Some children are just a different pitch to others, says a reader. Photo / Getty images
Melany Eason has my sympathy (News, February 8).
Some children just have a different pitch to other children. I cannot understand why a cafe puts a playground in next to their cafe, then
doesn't expect to hear screams and hollers of excitable children.
My three children ranged in pitch from a son who roared like a lion through playgrounds to my daughter's high-pitched squeals.
All of which was down to excitement and natural vocal cords.
Surely cafe users wanting the simple sound of other jabbering humans and piped music would steer well clear of playground cafes.
(Abridged)
Annette Bates
Hamurana
Chicken or egg?
Your front-page article (February 10) tells of another shop closing in the CBD.
It emphasised bad behaviour out on the footpath.
Which came first, the chicken or the egg?
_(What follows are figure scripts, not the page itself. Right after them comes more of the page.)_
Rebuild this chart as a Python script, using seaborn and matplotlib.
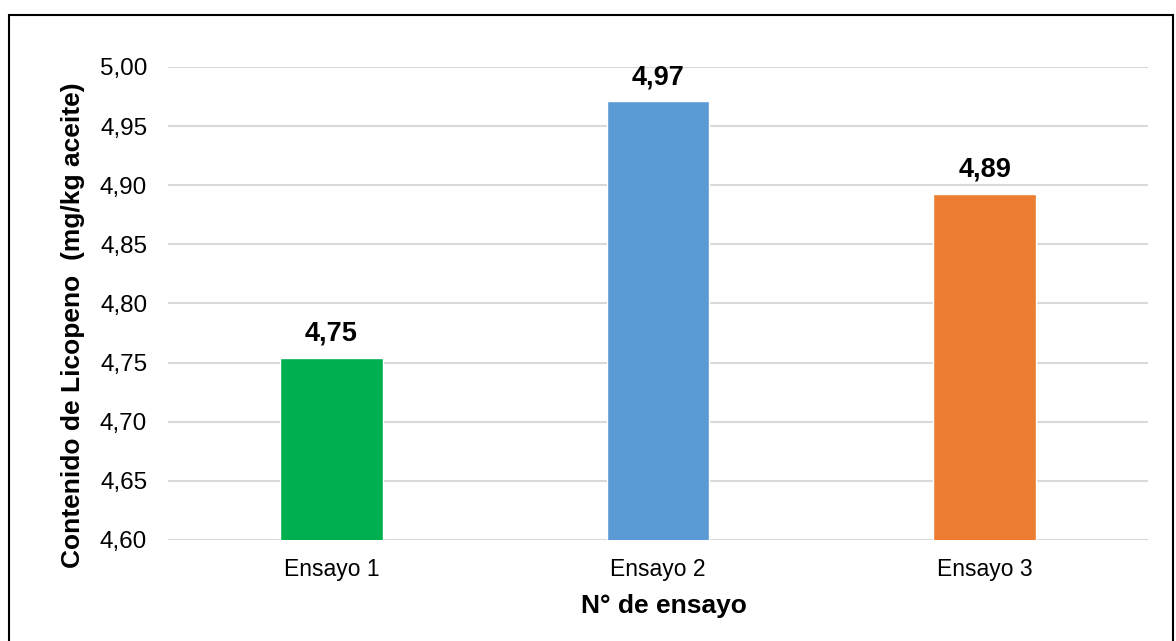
import matplotlib
matplotlib.use("Agg")
import matplotlib.pyplot as plt
import seaborn as sns
import pandas as pd
from matplotlib.patches import Rectangle

# Data
ensayos = ["Ensayo 1", "Ensayo 2", "Ensayo 3"]
licopeno = [4.754, 4.971, 4.893]
colores = ["#00B050", "#5B9BD5", "#ED7D31"]
yticks = [4.60, 4.65, 4.70, 4.75, 4.80, 4.85, 4.90, 4.95, 5.00]

sns.set_theme(style="white")
plt.rcParams["font.family"] = ["Liberation Sans", "DejaVu Sans"]

df = pd.DataFrame({"ensayo": ensayos, "valor": licopeno})

fig = plt.figure(figsize=(11.76, 6.41), dpi=100)
ax = fig.add_axes([0.1429, 0.1576, 0.8333, 0.7379])

sns.barplot(data=df, x="ensayo", y="valor", hue="ensayo", palette=colores,
            width=0.315, legend=False, ax=ax, zorder=3, saturation=1)

ax.set_ylim(4.60, 5.00)
ax.set_yticks(yticks)
ax.set_yticklabels([f"{v:.2f}".replace(".", ",") for v in yticks], fontsize=17.5, color="#000000")
ax.tick_params(axis="x", labelsize=16.5, colors="#000000", pad=13, length=0)
ax.tick_params(axis="y", pad=15, length=0)
ax.grid(axis="y", color="#D9D9D9", linewidth=1.5, zorder=0)
ax.set_axisbelow(True)
for s in ax.spines.values():
    s.set_visible(False)

for i, v in enumerate(licopeno):
    ax.text(i, v + 0.0095, f"{v:.2f}".replace(".", ","), ha="center", va="bottom",
            fontsize=19.5, fontweight="bold", color="#000000")

ax.set_xlabel("N° de ensayo", fontsize=19, fontweight="bold", color="#000000")
ax.xaxis.set_label_coords(0.506, -0.114)
ax.set_ylabel("Contenido de Licopeno  (mg/kg aceite)", fontsize=19, fontweight="bold",
              color="#000000")
ax.yaxis.set_label_coords(-0.085, 0.4545)

# outer frame
fig.patches.append(Rectangle((9 / 1176, -0.05), (1173 - 9) / 1176, 1.05 - 15 / 641,
                             transform=fig.transFigure, fill=False,
                             edgecolor="#000000", linewidth=1.5))

fig.savefig("out.png", dpi=100)
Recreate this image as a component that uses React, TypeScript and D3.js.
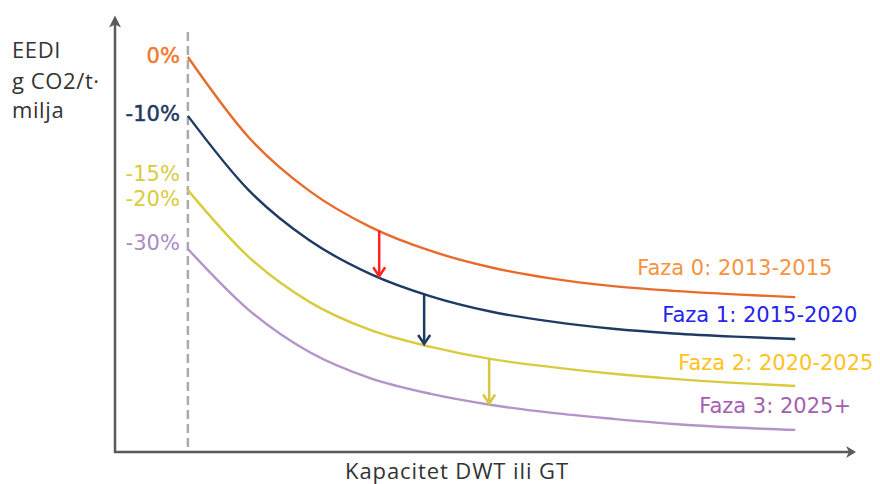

Are undesirables hanging around because the CBD is shabby and run down or did their presence cause the problem in the first place?
Depends who you talk to.
I asked the owner of a shop which closed down about a month ago after a long tenure. She said parking hassles were a big contributing factor.
I went to feed a parking meter on a recent public holiday when a kind shop owner came out and told me to save my money.
He railed against the machine when I expressed my disdain of the meters and said he gets a lot of negative feedback about them.
CBDs in general are in decline. So they have to be reinvented to make them a destination. Change is painful and people get hurt. Some cities are replacing commercial shop fronts with apartment dwellings. Some are taking away the smelly car and introducing a cafe culture with lots of greenery.
Scientists tell us global warming is going to hit the poor the hardest.